# Best Friday brunch in Abu Dhabi?



## FItOutGuy

Grateful for any suggestions. Thanks.


----------



## abulbees

I like the jing Asia in crown plaza yas island, If you prefer something in markaziya then head for cp in hamdan st. The wok.

My all time favorite is Shangrila - alsofra


----------



## slewts

The Shangri la is fabulous! We were there last Friday and the food was great. The only negative was the drinks service was very slow. It took at least 20 minutes to get each drink we ordered.


----------



## Deefor

Another vote for Jing Asia - just leave plenty room for the deserts and don't forget the sushi bar hidden in the corner.


----------



## FItOutGuy

Thanks for the responses.
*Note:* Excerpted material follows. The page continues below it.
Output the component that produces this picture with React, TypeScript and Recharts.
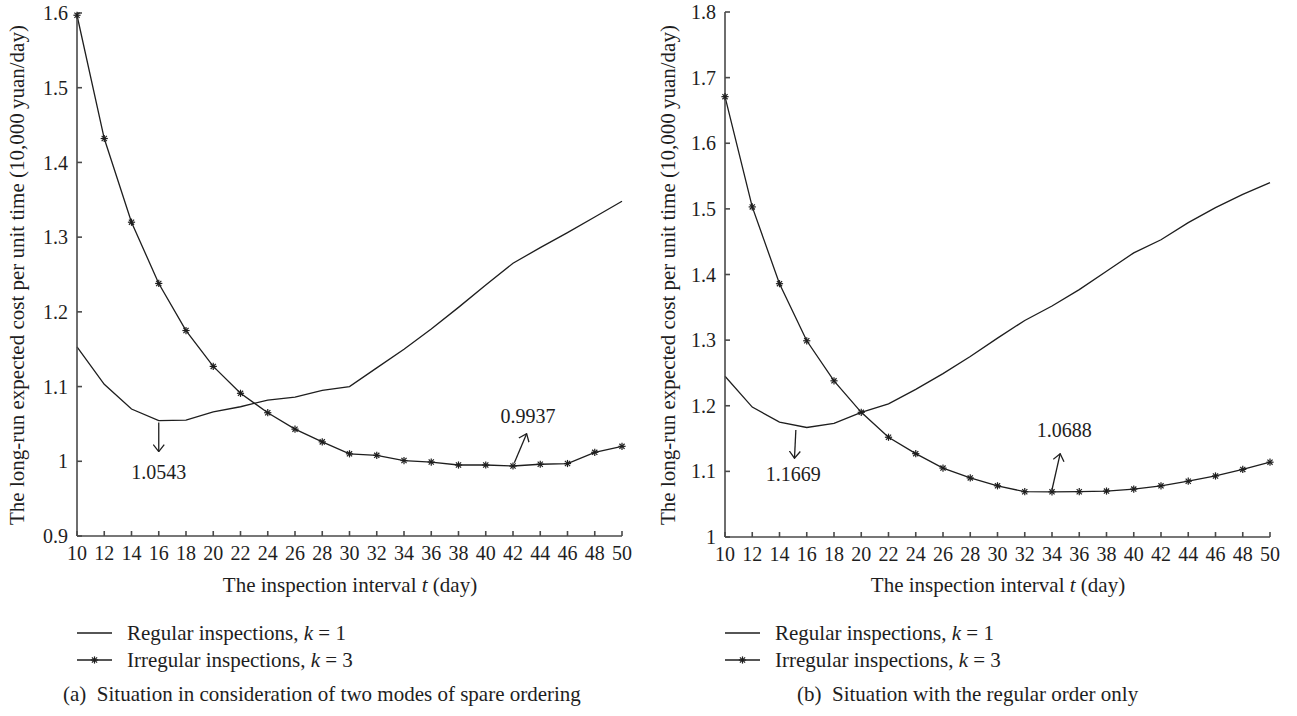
import React from "react";
import {
  LineChart,
  Line,
  XAxis,
  YAxis,
  ReferenceLine,
  ReferenceDot,
} from "recharts";

const days = [10, 12, 14, 16, 18, 20, 22, 24, 26, 28, 30, 32, 34, 36, 38, 40, 42, 44, 46, 48, 50];

// (a) two modes of spare ordering
const regularA = [1.153, 1.103, 1.07, 1.0543, 1.055, 1.066, 1.073, 1.082, 1.086, 1.095, 1.1, 1.125, 1.15, 1.177, 1.206, 1.236, 1.265, 1.286, 1.306, 1.327, 1.348];
const irregularA = [1.597, 1.432, 1.32, 1.238, 1.175, 1.127, 1.091, 1.065, 1.043, 1.026, 1.01, 1.008, 1.001, 0.999, 0.995, 0.995, 0.9937, 0.996, 0.997, 1.012, 1.02];

// (b) regular order only
const regularB = [1.245, 1.198, 1.175, 1.1669, 1.173, 1.19, 1.203, 1.225, 1.249, 1.275, 1.303, 1.33, 1.352, 1.377, 1.405, 1.433, 1.453, 1.479, 1.502, 1.522, 1.54];
const irregularB = [1.671, 1.503, 1.386, 1.299, 1.238, 1.19, 1.152, 1.127, 1.105, 1.09, 1.078, 1.069, 1.0688, 1.069, 1.07, 1.073, 1.078, 1.085, 1.093, 1.103, 1.114];

const yTicksA = [0.9, 1, 1.1, 1.2, 1.3, 1.4, 1.5, 1.6];
const yTicksB = [1, 1.1, 1.2, 1.3, 1.4, 1.5, 1.6, 1.7, 1.8];

// minimum-value callouts, in data units
const notesA = [
  { from: [16, 1.052], to: [16, 1.013], text: "1.0543", at: [16, 0.986] },
  { from: [42.1, 0.998], to: [43, 1.037], text: "0.9937", at: [43.1, 1.061] },
];
const notesB = [
  { from: [15.2, 1.163], to: [15.1, 1.12], text: "1.1669", at: [15, 1.096] },
  { from: [34, 1.072], to: [34.6, 1.127], text: "1.0688", at: [34.9, 1.163] },
];

const FONT = "'Liberation Serif', 'Times New Roman', serif";
const INK = "#1e1e1e";
const AXIS = "#4a4a4a";

const dataA = days.map((t, i) => ({ t, reg: regularA[i], irr: irregularA[i] }));
const dataB = days.map((t, i) => ({ t, reg: regularB[i], irr: irregularB[i] }));

function Star(props: any) {
  const { cx, cy } = props;
  if (cx == null || cy == null) return null;
  const r = 3.6;
  const d = r * 0.72;
  return (
    <g stroke={INK} strokeWidth={1.2}>
      <line x1={cx - r} y1={cy} x2={cx + r} y2={cy} />
      <line x1={cx} y1={cy - r} x2={cx} y2={cy + r} />
      <line x1={cx - d} y1={cy - d} x2={cx + d} y2={cy + d} />
      <line x1={cx - d} y1={cy + d} x2={cx + d} y2={cy - d} />
    </g>
  );
}

function ArrowShape(props: any) {
  const { x1, y1, x2, y2 } = props;
  if ([x1, y1, x2, y2].some((v) => v == null)) return null;
  return (
    <line x1={x1} y1={y1} x2={x2} y2={y2} stroke={INK} strokeWidth={1.3} markerEnd="url(#openArrow)" />
  );
}

function Panel({
  data,
  domain,
  ticks,
  notes,
  top,
  bottom,
}: {
  data: any[];
  domain: [number, number];
  ticks: number[];
  notes: typeof notesA;
  top: number;
  bottom: number;
}) {
  const tickStyle = { fontSize: 20, fill: INK, fontFamily: FONT };
  return (
    <LineChart width={648} height={600} data={data} margin={{ top, right: 26, bottom, left: 0 }}>
      <XAxis
        dataKey="t"
        type="number"
        domain={[10, 50]}
        ticks={days}
        interval={0}
        height={30}
        tick={tickStyle}
        tickSize={-5}
        tickMargin={15}
        stroke={AXIS}
        strokeWidth={1.6}
      />
      <YAxis
        type="number"
        domain={domain}
        ticks={ticks}
        interval={0}
        width={77}
        tick={tickStyle}
        tickSize={-5}
        tickMargin={14}
        stroke={AXIS}
        strokeWidth={1.6}
      />
      <Line
        dataKey="reg"
        stroke={INK}
        strokeWidth={1.3}
        dot={false}
        activeDot={false}
        isAnimationActive={false}
      />
      <Line
        dataKey="irr"
        stroke={INK}
        strokeWidth={1.3}
        dot={<Star />}
        activeDot={false}
        isAnimationActive={false}
      />
      {notes.map((n, i) => (
        <ReferenceLine
          key={"a" + i}
          segment={[
            { x: n.from[0], y: n.from[1] },
            { x: n.to[0], y: n.to[1] },
          ]}
          shape={<ArrowShape />}
        />
      ))}
      {notes.map((n, i) => (
        <ReferenceDot
          key={"d" + i}
          x={n.at[0]}
          y={n.at[1]}
          r={0}
          fill="none"
          stroke="none"
          label={{ value: n.text, position: "center", fontSize: 20, fill: INK, fontFamily: FONT }}
        />
      ))}
    </LineChart>
  );
}

function LegendBlock({ left, caption, captionLeft }: { left: number; caption: string; captionLeft: number }) {
  const row = (y: number, withStar: boolean, label: React.ReactNode) => (
    <div style={{ position: "absolute", left, top: y - 12, height: 24, display: "flex", alignItems: "center" }}>
      <svg width={36} height={12} style={{ display: "block" }}>
        <line x1={0} y1={6} x2={35} y2={6} stroke={INK} strokeWidth={1.3} />
        {withStar && <Star cx={17.5} cy={6} />}
      </svg>
      <span style={{ marginLeft: 14, whiteSpace: "nowrap" }}>{label}</span>
    </div>
  );
  return (
    <>
      {row(633, false, <>Regular inspections, <i>k</i> = 1</>)}
      {row(660, true, <>Irregular inspections, <i>k</i> = 3</>)}
      <div style={{ position: "absolute", left: captionLeft, top: 682, whiteSpace: "nowrap", lineHeight: "24px" }}>
        {caption}
      </div>
    </>
  );
}

const yTitle = "The long-run expected cost per unit time (10,000\u2009yuan/day)";

function AxisTitles({ yCenterX, xCenterX }: { yCenterX: number; xCenterX: number }) {
  return (
    <>
      <div
        style={{
          position: "absolute",
          left: yCenterX - 300,
          top: 275 - 12,
          width: 600,
          height: 24,
          lineHeight: "24px",
          textAlign: "center",
          transform: "rotate(-90deg)",
          whiteSpace: "nowrap",
        }}
      >
        {yTitle}
      </div>
      <div
        style={{
          position: "absolute",
          left: xCenterX - 200,
          top: 585 - 12,
          width: 400,
          lineHeight: "24px",
          textAlign: "center",
          whiteSpace: "nowrap",
        }}
      >
        The inspection interval <i>t</i> (day)
      </div>
    </>
  );
}

export default function App() {
  return (
    <div
      style={{
        position: "absolute",
        left: 0,
        top: 0,
        width: 1297,
        height: 716,
        background: "#fff",
        fontFamily: FONT,
        fontSize: 21,
        color: INK,
        overflow: "hidden",
      }}
    >
      <svg width={0} height={0} style={{ position: "absolute" }}>
        <defs>
          <marker
            id="openArrow"
            viewBox="0 0 8 12"
            refX={7.5}
            refY={6}
            markerWidth={8}
            markerHeight={12}
            markerUnits="userSpaceOnUse"
            orient="auto"
          >
            <path d="M0.5,0.5 L7.5,6 L0.5,11.5" fill="none" stroke={INK} strokeWidth={1.3} />
          </marker>
        </defs>
      </svg>

      <div style={{ position: "absolute", left: 0, top: 0 }}>
        <Panel data={dataA} domain={[0.9, 1.6]} ticks={yTicksA} notes={notesA} top={13} bottom={34} />
      </div>
      <div style={{ position: "absolute", left: 648, top: 0 }}>
        <Panel data={dataB} domain={[1, 1.8]} ticks={yTicksB} notes={notesB} top={12} bottom={33} />
      </div>

      <AxisTitles yCenterX={17} xCenterX={350} />
      <AxisTitles yCenterX={668} xCenterX={998} />

      <LegendBlock left={77} caption={"(a)\u2002Situation in consideration of two modes of spare ordering"} captionLeft={63} />
      <LegendBlock left={725} caption={"(b)\u2002Situation with the regular order only"} captionLeft={797} />
    </div>
  );
}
Food for thought indeed. 


Sorry


----------



## Ben_130

Check out this as well: Abu Dhabi's best brunches - Abu Dhabi Pictures Gallery - TimeOutAbuDhabi.com

I've been doing my research before I move to Abu Dhabi hopefully in January. Obviously I have been researching the most important things!


----------



## cheeeeZe

i have little experience with restaurants

1) Cantina Laredo (Mexican Food) in khalidiyahmall
I give it 9/10
very tasty food and friendly staff. You should try juice its tasty.

2) Italian restaurant ( I don't remember the name ) in Shangri-La Hotel, Qaryat Al Beri
I give it 9/10
good food but the position of restaurants is amazing.

3)Indian Palace restaurants (Indian Food)
I give it 8/10

regards
hamad


----------